Aproveito a visita do Presidente do Colégio de Pediatria ao Insurgente para tentar esclarecer umas dúvidas sobre a forma como a vacina contra a gripe A escolhida por Portugal está a ser aconselhada.
Diz o próprio: «É também uma questão de cidadania vacinar as crianças para controlar a epidemia.», acrescentando mais adiante que «O facto de eu pessoalmente não ter tido ainda acesso aos dados de fármaco-vigilância que sustentaram esta decisão [de optar pela vacina Pandemrix em crianças e grávidas], não me permite duvidar da sua justeza.»
A explicação para o facto de o Presidente não ter tido acesso a esses dados é simples: eles não existem. É a própria GSK (o laboratório que produz a vacina) que afirma que «there are currently no data available on the use of Pandemrix™ (H1N1) in pregnancy» [and] «no experience in children less than 3 years of age».
A decisão tomada pelo Infarmed de usar a Pandemrix não pode então basear-se em dados empíricos, mas sim num cálculo indutivo de aproximação com a realidade do H5N1, como é aconselhado pela EMEA (Agência Europeia de Medicamentos): «the decision to use Pandemrix (H1N1) in each age group defined below should take into account the extent of the clinical data available with a version of the vaccine containing H5N1 antigen and the disease characteristics of the current influenza pandemic». (Não consegui encontrar nenhuma informação sobre o uso da vacina contra o H5N1 em Portugal, a não ser a notícia de um protocolo entre a Agência Portuguesa para o Investimento (API) e o laboratório Medinfar no sentido da produção nacional da vacina, num investimento global de cerca de 26,6 milhões de euros cujos resultados deveriam ter sido tornados públicos em 2007.)
Quando se fala em “dados de fármaco-vigilância” não se fala então de algo que antecede a decisão, e assim a justifica, como é sugerido pelo senhor José Manuel Lopes dos Santos, mas sim de algo que se lhe segue: falamos dos dados recolhidos a posteriori de modo a corroborar que se tomou uma boa decisão. O boletim de Fármaco-Vigilância do Infarmed quanto à vacina data aliás do 4º trimestre de 2009.

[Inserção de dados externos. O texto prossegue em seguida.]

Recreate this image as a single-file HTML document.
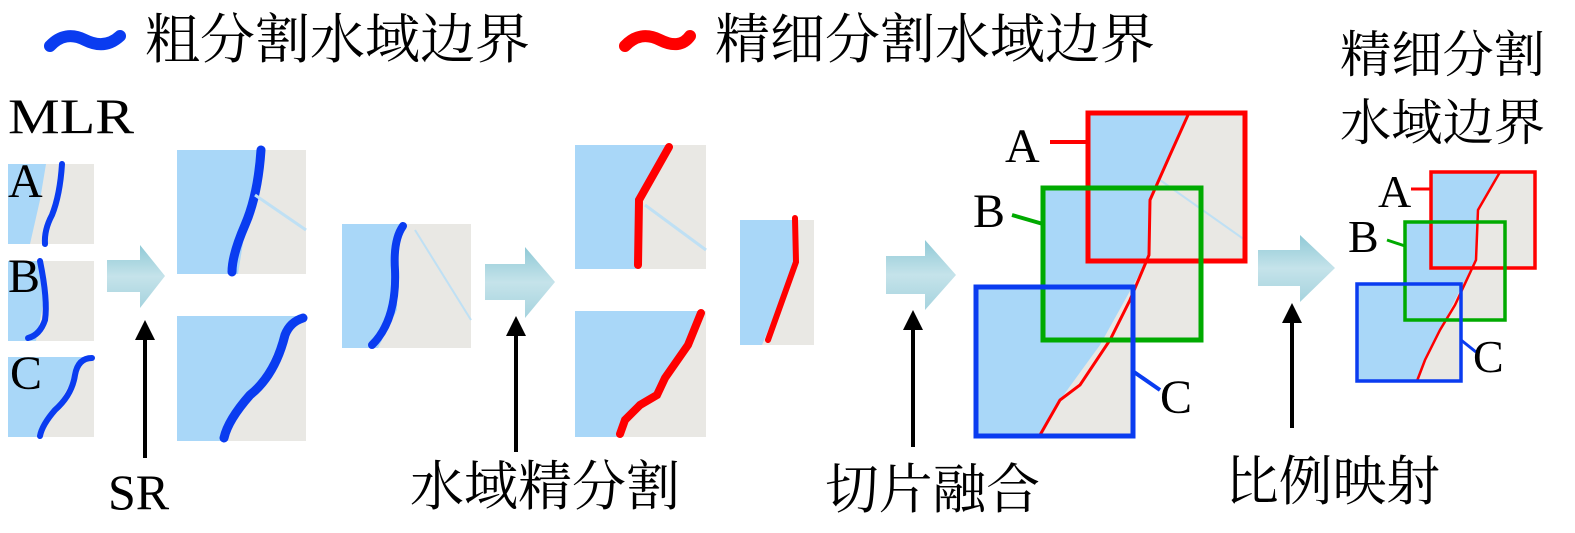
<!DOCTYPE html>
<html><head><meta charset="utf-8"><style>
html,body{margin:0;padding:0;background:#fff;}
svg{display:block}
</style></head><body>
<svg width="1575" height="533" viewBox="0 0 1575 533" xmlns="http://www.w3.org/2000/svg" font-family="'Liberation Serif','Noto Serif CJK SC',serif">
<defs>
<linearGradient id="ag" x1="0" y1="0" x2="0" y2="1">
<stop offset="0" stop-color="#8fc9d6"/><stop offset="0.5" stop-color="#c5e3ea"/><stop offset="1" stop-color="#a5d3de"/>
</linearGradient>
<clipPath id="cf">
<rect x="1088" y="113" width="157" height="148"/>
<rect x="1043" y="188" width="158" height="152"/>
<rect x="976" y="287" width="157" height="149"/>
</clipPath>
<clipPath id="cr">
<rect x="1431" y="172" width="104" height="96"/>
<rect x="1405" y="222" width="100" height="98"/>
<rect x="1357" y="284" width="104" height="97"/>
</clipPath>
</defs>
<!-- legend -->
<path d="M50,46 Q65,30 85,40 Q105,50 120,36" stroke="#0a3cf0" stroke-width="12" fill="none" stroke-linecap="round"/>
<text font-family="'Liberation Serif','Noto Serif CJK SC',serif" x="145" y="58" font-size="54" textLength="385" lengthAdjust="spacingAndGlyphs">粗分割水域边界</text>
<path d="M625,46 Q640,30 660,40 Q680,50 690,36" stroke="#f00" stroke-width="12" fill="none" stroke-linecap="round"/>
<text font-family="'Liberation Serif','Noto Serif CJK SC',serif" x="715" y="58" font-size="54" textLength="440" lengthAdjust="spacingAndGlyphs">精细分割水域边界</text>
<text font-family="'Liberation Serif',serif" x="8" y="133" font-size="50" textLength="126" lengthAdjust="spacingAndGlyphs">MLR</text>
<text font-family="'Liberation Serif','Noto Serif CJK SC',serif" x="1340" y="72" font-size="50" textLength="205" lengthAdjust="spacingAndGlyphs">精细分割</text>
<text font-family="'Liberation Serif','Noto Serif CJK SC',serif" x="1340" y="140" font-size="50" textLength="205" lengthAdjust="spacingAndGlyphs">水域边界</text>

<!-- small tiles -->
<rect x="8" y="164" width="86" height="80" fill="#e9e8e4"/>
<path d="M8,164 H46 L40,200 L30,244 H8 Z" fill="#a9d7f8"/>
<path d="M62,164 Q60,195 52,215 Q44,230 45,244" stroke="#0a3cf0" stroke-width="6" fill="none" stroke-linecap="round"/>
<rect x="8" y="261" width="86" height="80" fill="#e9e8e4"/>
<path d="M8,261 H40 L44,300 L36,341 H8 Z" fill="#a9d7f8"/>
<path d="M40,261 Q48,300 45,320 Q40,335 28,338" stroke="#0a3cf0" stroke-width="6" fill="none" stroke-linecap="round"/>
<rect x="8" y="357" width="86" height="80" fill="#e9e8e4"/>
<path d="M8,357 H88 L72,380 L50,420 L40,437 H8 Z" fill="#a9d7f8"/>
<path d="M92,358 Q78,358 75,375 Q72,395 55,410 Q42,425 40,436" stroke="#0a3cf0" stroke-width="6" fill="none" stroke-linecap="round"/>
<text font-family="'Liberation Serif',serif" x="8" y="197" font-size="48">A</text>
<text font-family="'Liberation Serif',serif" x="8" y="292" font-size="48">B</text>
<text font-family="'Liberation Serif',serif" x="10" y="389" font-size="48">C</text>

<!-- SR tiles -->
<rect x="177" y="150" width="129" height="124" fill="#e9e8e4"/>
<path d="M177,150 H262 L250,200 L238,274 H177 Z" fill="#a9d7f8"/>
<path d="M261,150 Q258,195 245,225 Q232,255 232,272" stroke="#0a3cf0" stroke-width="9" fill="none" stroke-linecap="round"/>
<path d="M255,195 L306,230" stroke="#bfe0f4" stroke-width="3"/>
<rect x="177" y="316" width="129" height="125" fill="#e9e8e4"/>
<path d="M177,316 H300 L280,340 L260,385 L230,420 L222,441 H177 Z" fill="#a9d7f8"/>
<path d="M303,318 Q290,322 285,335 Q275,375 250,395 Q228,420 224,438" stroke="#0a3cf0" stroke-width="9" fill="none" stroke-linecap="round"/>

<!-- mid tile -->
<rect x="342" y="224" width="129" height="124" fill="#e9e8e4"/>
<path d="M342,224 H405 L398,250 L397,310 L378,348 H342 Z" fill="#a9d7f8"/>
<path d="M403,226 Q393,240 395,270 Q397,320 372,345" stroke="#0a3cf0" stroke-width="8" fill="none" stroke-linecap="round"/>
<path d="M415,230 L471,320" stroke="#bfe0f4" stroke-width="2"/>

<!-- red tiles -->
<rect x="575" y="145" width="131" height="124" fill="#e9e8e4"/>
<path d="M575,145 H670 L638,200 L636,269 H575 Z" fill="#a9d7f8"/>
<path d="M669,147 L639,200 L638,265" stroke="#f00" stroke-width="8" fill="none" stroke-linecap="round"/>
<path d="M645,205 L706,250" stroke="#bfe0f4" stroke-width="3"/>
<rect x="575" y="311" width="131" height="126" fill="#e9e8e4"/>
<path d="M575,311 H704 L680,360 L655,395 L630,415 L620,437 H575 Z" fill="#a9d7f8"/>
<path d="M701,313 L688,345 L665,378 L657,395 L640,405 L625,420 L620,434" stroke="#f00" stroke-width="8" fill="none" stroke-linecap="round"/>

<rect x="740" y="220" width="74" height="125" fill="#e9e8e4"/>
<path d="M740,220 H795 L796,262 L762,345 H740 Z" fill="#a9d7f8"/>
<path d="M795,218 L796,262 L768,340" stroke="#f00" stroke-width="6" fill="none" stroke-linecap="round"/>

<!-- fused -->
<g clip-path="url(#cf)">
<rect x="970" y="110" width="280" height="330" fill="#e9e8e4"/>
<path d="M970,110 H1190 L1150,200 L1150,255 L1100,345 L1060,400 L1040,440 H970 Z" fill="#a9d7f8"/>
<path d="M1160,180 L1245,240" stroke="#bfe0f4" stroke-width="2"/>
</g>
<path d="M1188,115 L1170,155 L1150,200 L1149,255 L1130,300 L1110,340 L1080,385 L1060,400 L1040,435" stroke="#f00" stroke-width="3" fill="none"/>
<rect x="1088" y="113" width="157" height="148" fill="none" stroke="#f00" stroke-width="5"/>
<rect x="1043" y="188" width="158" height="152" fill="none" stroke="#0a0" stroke-width="5"/>
<rect x="976" y="287" width="157" height="149" fill="none" stroke="#0a3cf0" stroke-width="5"/>
<path d="M1050,142 H1088" stroke="#f00" stroke-width="4"/>
<path d="M1012,215 L1043,224" stroke="#0a0" stroke-width="4"/>
<path d="M1134,372 L1160,390" stroke="#0a3cf0" stroke-width="4"/>
<text font-family="'Liberation Serif',serif" x="1005" y="162" font-size="48">A</text>
<text font-family="'Liberation Serif',serif" x="973" y="227" font-size="48">B</text>
<text font-family="'Liberation Serif',serif" x="1160" y="413" font-size="48">C</text>

<!-- right -->
<g clip-path="url(#cr)">
<rect x="1350" y="170" width="190" height="215" fill="#e9e8e4"/>
<path d="M1350,170 H1500 L1478,210 L1476,260 L1455,300 L1430,350 L1417,385 H1350 Z" fill="#a9d7f8"/>
</g>
<path d="M1500,172 L1478,210 L1476,260 L1455,305 L1440,330 L1425,360 L1417,381" stroke="#f00" stroke-width="2.5" fill="none"/>
<rect x="1431" y="172" width="104" height="96" fill="none" stroke="#f00" stroke-width="3.5"/>
<rect x="1405" y="222" width="100" height="98" fill="none" stroke="#0a0" stroke-width="3.5"/>
<rect x="1357" y="284" width="104" height="97" fill="none" stroke="#0a3cf0" stroke-width="3.5"/>
<path d="M1411,189 H1431" stroke="#f00" stroke-width="3"/>
<path d="M1387,240 L1405,246" stroke="#0a0" stroke-width="3"/>
<path d="M1461,340 L1476,352" stroke="#0a3cf0" stroke-width="3"/>
<text font-family="'Liberation Serif',serif" x="1378" y="207" font-size="46">A</text>
<text font-family="'Liberation Serif',serif" x="1348" y="252" font-size="46">B</text>
<text font-family="'Liberation Serif',serif" x="1473" y="372" font-size="46">C</text>

<!-- block arrows -->
<g fill="url(#ag)">
<path d="M107,260 H140 V245 L165,276 L140,308 V292 H107 Z"/>
<path d="M485,264 H525 V247 L555,282 L525,318 V300 H485 Z"/>
<path d="M886,256 H925 V240 L956,275 L925,310 V294 H886 Z"/>
<path d="M1258,250 H1300 V235 L1335,268 L1300,302 V286 H1258 Z"/>
</g>
<!-- vertical arrows -->
<g stroke="#000" stroke-width="4">
<line x1="145" y1="458" x2="145" y2="335"/>
<line x1="516" y1="452" x2="516" y2="330"/>
<line x1="913" y1="447" x2="913" y2="325"/>
<line x1="1292" y1="428" x2="1292" y2="318"/>
</g>
<g fill="#000">
<path d="M135,340 L145,320 L155,340 Z"/>
<path d="M506,336 L516,316 L526,336 Z"/>
<path d="M903,330 L913,310 L923,330 Z"/>
<path d="M1282,323 L1292,303 L1302,323 Z"/>
</g>
<text font-family="'Liberation Serif',serif" x="108" y="509" font-size="50">SR</text>
<text font-family="'Liberation Serif','Noto Serif CJK SC',serif" x="410" y="505" font-size="54" textLength="270" lengthAdjust="spacingAndGlyphs">水域精分割</text>
<text font-family="'Liberation Serif','Noto Serif CJK SC',serif" x="825" y="508" font-size="54" textLength="215" lengthAdjust="spacingAndGlyphs">切片融合</text>
<text font-family="'Liberation Serif','Noto Serif CJK SC',serif" x="1225" y="500" font-size="54" textLength="215" lengthAdjust="spacingAndGlyphs">比例映射</text>
</svg>
</body></html>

O problema é que no caso das grávidas e das crianças a conclusão a favor do uso seguro da pandemrix é de fraca fiabilidade devido ao facto de a grande maioria dos governos internacionais estarem a usar uma vacina sem adjuvante (a pandemrix contém adjuvante), o que diminui a legitimidade da generalização. Claro que, agora, com os estimados 8% de grávidas portuguesas que já aceitaram tomar a vacina, será possível chegar a algumas conclusões sobre os efeitos da mesma através dos tais dados de fármaco-vigilância. (Ainda assim convém referir que a fármaco-vigilância se efectua apenas durante o período fetal e neonatal, não cobrindo possíveis efeitos apenas observáveis ao longo do desenvolvimento neuronal do bebé). A própria GSK avisa que, devido à falta de estudos, a vacina só deve ser administrada a esses grupos em caso de real necessidade.
Tendo em conta a fragilidade da induçao que permite às autoridades de saúde portuguesas aconselhar a pandemrix como segura para grávidas e crianças, impõe-se compreender que tipo de benefícios entram na relação benefícios-riscos traçada pelo Infarmed. Claro que se estivermos a falar dos benefícios sociais que advêm do controlo da epidemia, a relação compreende-se melhor.